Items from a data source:
+ + +

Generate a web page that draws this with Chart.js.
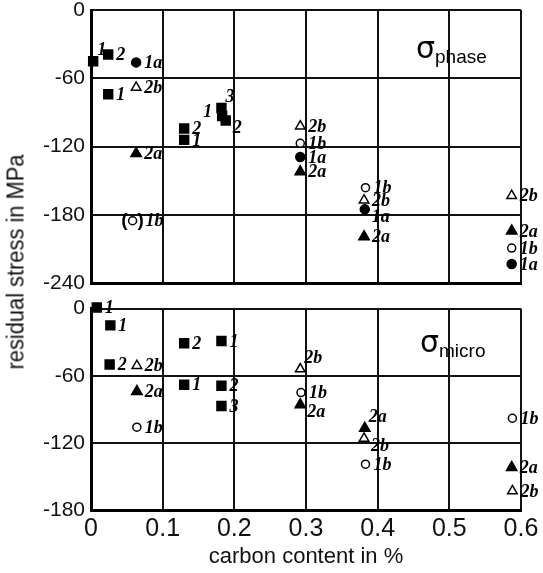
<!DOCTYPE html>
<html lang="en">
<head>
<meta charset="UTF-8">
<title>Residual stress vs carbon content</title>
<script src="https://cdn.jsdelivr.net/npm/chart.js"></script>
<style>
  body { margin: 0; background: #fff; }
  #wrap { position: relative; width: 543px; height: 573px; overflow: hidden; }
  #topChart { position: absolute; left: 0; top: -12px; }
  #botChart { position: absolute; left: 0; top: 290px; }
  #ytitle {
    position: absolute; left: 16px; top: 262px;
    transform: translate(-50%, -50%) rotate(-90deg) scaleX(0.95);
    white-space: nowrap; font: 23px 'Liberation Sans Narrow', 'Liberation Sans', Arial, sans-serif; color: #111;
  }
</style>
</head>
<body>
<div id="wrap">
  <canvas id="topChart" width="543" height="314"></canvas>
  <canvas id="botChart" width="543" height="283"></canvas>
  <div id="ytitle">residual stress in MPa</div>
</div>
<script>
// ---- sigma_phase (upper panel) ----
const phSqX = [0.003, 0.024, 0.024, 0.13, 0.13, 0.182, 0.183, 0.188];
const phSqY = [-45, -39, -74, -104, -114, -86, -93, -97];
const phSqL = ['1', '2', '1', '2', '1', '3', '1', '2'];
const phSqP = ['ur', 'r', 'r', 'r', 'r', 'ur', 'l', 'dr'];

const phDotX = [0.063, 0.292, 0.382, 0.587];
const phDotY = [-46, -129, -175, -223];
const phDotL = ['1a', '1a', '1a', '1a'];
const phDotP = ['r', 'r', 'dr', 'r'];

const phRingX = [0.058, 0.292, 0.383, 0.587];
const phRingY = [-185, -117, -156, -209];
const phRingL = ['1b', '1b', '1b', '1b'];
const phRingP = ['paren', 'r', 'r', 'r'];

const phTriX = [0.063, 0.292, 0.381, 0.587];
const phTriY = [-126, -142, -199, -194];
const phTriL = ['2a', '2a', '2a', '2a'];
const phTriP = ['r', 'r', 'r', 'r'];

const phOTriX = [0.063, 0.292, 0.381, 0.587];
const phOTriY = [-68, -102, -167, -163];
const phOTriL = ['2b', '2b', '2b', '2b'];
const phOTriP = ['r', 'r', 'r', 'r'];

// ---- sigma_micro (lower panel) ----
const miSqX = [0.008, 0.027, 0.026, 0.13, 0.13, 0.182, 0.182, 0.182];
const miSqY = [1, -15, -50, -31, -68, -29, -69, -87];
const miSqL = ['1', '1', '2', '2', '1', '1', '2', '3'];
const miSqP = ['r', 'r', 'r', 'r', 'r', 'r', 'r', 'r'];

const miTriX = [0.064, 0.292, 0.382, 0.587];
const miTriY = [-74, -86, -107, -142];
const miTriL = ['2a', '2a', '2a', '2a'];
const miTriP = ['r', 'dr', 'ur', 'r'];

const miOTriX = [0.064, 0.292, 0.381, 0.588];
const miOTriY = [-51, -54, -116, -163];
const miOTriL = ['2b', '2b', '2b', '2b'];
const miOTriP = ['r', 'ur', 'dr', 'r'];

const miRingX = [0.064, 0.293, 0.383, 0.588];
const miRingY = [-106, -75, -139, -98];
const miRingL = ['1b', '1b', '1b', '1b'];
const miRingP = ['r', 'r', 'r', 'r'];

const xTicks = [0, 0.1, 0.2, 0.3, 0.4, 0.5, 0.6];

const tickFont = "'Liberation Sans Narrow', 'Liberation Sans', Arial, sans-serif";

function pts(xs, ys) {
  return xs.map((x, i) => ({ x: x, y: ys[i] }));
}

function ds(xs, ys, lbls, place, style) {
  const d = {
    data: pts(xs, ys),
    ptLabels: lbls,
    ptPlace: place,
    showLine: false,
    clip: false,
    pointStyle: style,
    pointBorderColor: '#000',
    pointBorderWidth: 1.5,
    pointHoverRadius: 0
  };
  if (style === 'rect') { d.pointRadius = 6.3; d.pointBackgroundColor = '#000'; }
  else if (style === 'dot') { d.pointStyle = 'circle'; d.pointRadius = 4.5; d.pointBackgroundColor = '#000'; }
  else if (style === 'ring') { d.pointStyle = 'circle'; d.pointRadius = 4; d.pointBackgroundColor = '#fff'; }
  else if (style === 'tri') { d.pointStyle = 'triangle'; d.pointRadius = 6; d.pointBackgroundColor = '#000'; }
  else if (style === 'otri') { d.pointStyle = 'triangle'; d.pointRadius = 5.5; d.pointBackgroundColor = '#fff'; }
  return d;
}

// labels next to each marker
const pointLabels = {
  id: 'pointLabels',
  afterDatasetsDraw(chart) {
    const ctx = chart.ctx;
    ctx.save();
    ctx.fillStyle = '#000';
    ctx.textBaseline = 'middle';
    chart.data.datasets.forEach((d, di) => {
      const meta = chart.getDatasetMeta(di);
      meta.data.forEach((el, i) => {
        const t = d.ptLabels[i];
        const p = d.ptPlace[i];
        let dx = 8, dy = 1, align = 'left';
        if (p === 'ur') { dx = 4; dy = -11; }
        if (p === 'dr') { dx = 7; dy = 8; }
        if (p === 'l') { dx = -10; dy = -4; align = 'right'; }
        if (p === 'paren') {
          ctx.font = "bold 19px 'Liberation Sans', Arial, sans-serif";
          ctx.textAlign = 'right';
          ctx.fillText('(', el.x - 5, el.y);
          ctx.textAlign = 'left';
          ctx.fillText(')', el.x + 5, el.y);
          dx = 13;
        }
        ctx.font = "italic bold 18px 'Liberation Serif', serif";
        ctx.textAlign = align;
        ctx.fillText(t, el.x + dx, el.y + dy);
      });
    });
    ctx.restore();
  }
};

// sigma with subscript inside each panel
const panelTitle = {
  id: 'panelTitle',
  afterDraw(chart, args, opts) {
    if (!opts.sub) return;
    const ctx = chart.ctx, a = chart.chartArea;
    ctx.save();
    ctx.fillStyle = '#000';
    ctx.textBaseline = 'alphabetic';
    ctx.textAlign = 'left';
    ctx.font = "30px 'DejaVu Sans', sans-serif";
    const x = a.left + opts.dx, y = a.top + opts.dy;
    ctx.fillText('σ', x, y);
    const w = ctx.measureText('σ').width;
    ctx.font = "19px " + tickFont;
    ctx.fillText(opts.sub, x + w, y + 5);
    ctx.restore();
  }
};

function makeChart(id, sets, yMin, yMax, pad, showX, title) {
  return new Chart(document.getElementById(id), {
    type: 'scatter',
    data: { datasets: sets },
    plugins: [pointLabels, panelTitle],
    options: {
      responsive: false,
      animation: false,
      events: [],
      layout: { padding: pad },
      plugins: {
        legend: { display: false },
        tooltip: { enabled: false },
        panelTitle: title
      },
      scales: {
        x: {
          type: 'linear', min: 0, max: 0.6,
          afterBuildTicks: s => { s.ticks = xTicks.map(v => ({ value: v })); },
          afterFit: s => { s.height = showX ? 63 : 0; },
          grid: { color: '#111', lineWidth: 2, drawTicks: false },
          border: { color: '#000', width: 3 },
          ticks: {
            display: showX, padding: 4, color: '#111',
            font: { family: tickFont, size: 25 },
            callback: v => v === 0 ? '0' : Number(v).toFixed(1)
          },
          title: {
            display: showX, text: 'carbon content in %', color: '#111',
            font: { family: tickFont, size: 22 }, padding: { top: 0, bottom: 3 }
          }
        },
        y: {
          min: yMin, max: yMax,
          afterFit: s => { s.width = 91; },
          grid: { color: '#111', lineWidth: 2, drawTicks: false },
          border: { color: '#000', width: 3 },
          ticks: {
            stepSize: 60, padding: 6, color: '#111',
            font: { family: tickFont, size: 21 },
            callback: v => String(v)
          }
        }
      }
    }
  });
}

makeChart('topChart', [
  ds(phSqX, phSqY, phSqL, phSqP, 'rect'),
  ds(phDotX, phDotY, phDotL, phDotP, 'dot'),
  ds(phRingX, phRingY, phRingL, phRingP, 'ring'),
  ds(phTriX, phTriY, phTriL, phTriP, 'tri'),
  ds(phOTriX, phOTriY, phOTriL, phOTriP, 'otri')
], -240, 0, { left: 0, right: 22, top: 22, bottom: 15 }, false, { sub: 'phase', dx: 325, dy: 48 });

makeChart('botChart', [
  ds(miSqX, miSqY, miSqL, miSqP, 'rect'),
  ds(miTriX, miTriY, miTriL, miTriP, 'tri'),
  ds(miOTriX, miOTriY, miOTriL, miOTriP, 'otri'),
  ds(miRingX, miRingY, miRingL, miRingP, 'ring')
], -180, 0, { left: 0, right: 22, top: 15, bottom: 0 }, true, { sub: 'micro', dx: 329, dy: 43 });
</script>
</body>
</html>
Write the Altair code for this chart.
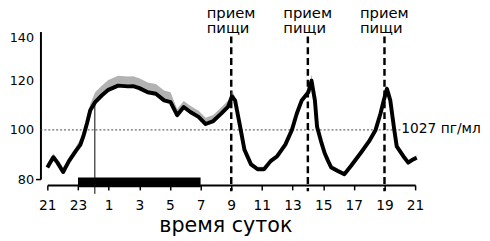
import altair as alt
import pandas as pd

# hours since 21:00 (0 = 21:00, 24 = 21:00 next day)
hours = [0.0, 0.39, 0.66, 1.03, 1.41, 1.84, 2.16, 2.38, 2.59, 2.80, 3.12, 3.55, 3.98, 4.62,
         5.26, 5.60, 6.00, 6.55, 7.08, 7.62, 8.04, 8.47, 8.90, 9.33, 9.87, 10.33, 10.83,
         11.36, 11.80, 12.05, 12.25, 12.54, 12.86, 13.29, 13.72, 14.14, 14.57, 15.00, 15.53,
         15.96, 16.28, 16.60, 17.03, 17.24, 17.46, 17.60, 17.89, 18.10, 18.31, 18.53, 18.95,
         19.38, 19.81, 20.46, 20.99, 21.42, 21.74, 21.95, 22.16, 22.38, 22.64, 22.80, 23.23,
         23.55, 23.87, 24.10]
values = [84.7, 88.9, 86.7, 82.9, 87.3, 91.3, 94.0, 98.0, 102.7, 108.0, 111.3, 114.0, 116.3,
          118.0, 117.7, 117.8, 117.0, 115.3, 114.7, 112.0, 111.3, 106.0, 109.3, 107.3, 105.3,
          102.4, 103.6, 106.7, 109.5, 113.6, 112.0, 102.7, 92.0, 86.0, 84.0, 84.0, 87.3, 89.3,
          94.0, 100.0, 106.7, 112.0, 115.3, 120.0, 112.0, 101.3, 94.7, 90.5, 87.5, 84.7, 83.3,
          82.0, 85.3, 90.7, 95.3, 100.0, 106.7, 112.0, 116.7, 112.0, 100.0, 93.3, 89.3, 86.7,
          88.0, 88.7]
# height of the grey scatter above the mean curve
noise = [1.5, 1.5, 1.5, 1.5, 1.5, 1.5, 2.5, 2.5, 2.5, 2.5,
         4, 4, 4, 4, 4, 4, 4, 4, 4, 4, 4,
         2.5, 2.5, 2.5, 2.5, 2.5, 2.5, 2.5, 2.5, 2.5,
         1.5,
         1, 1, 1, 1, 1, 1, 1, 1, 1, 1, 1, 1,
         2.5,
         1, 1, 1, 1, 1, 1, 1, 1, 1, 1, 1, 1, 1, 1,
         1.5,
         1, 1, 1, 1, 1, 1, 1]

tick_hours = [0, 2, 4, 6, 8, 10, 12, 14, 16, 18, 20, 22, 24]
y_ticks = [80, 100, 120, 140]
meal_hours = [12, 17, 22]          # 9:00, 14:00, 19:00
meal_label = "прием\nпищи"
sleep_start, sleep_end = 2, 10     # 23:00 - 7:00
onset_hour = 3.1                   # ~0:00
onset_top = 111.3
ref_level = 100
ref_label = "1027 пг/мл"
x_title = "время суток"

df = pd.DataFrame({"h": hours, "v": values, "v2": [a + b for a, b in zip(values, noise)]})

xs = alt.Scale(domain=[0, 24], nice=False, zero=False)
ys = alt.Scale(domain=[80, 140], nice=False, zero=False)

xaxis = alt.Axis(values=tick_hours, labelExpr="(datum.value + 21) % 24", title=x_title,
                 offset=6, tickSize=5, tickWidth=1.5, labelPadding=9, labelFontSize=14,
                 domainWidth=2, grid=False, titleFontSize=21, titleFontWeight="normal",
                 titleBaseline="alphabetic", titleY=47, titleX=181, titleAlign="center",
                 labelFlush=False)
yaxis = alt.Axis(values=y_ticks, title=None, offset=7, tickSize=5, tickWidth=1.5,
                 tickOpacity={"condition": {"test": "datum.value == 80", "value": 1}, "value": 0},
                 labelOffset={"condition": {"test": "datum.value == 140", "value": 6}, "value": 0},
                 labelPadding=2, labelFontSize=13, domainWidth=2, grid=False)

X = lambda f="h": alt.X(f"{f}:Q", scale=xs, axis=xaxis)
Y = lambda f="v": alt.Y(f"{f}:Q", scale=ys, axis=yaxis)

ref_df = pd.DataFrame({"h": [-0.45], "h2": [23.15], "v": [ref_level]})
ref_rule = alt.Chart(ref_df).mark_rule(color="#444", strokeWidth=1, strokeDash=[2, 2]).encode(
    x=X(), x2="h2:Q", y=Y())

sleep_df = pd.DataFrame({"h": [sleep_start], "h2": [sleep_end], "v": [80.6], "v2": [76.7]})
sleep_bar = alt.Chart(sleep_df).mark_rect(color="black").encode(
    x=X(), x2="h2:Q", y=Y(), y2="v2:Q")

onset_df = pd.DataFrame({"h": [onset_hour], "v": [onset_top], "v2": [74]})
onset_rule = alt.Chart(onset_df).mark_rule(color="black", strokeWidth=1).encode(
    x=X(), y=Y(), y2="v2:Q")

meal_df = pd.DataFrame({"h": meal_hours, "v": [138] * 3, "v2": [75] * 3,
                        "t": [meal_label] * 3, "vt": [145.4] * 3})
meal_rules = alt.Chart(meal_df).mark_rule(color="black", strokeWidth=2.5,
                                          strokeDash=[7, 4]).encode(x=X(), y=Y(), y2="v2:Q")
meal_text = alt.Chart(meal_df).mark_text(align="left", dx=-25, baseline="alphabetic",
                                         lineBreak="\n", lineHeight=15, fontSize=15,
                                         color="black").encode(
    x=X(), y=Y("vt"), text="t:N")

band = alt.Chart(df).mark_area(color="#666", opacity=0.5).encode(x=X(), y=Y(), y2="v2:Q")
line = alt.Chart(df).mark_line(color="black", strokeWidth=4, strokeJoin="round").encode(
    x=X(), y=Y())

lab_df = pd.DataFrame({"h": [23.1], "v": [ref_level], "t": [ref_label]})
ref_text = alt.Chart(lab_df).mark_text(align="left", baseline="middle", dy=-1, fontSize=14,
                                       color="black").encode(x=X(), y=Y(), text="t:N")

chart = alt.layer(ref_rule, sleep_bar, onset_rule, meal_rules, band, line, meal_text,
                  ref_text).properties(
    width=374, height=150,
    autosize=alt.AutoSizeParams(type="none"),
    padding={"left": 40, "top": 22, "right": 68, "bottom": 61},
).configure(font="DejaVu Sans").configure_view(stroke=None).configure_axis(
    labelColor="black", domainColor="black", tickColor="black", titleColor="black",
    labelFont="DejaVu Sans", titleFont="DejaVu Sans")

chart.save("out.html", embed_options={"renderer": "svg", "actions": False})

+ + +

WHAT YOU SHOULD DO: Repeat exactly the part that opens with the line containing "Write the Altair code for this chart." and closes with the line containing "import pandas as pd". Include both end lines, and drop the pictures.

TASK OUTPUT:
Write the Altair code for this chart.
import altair as alt
import pandas as pd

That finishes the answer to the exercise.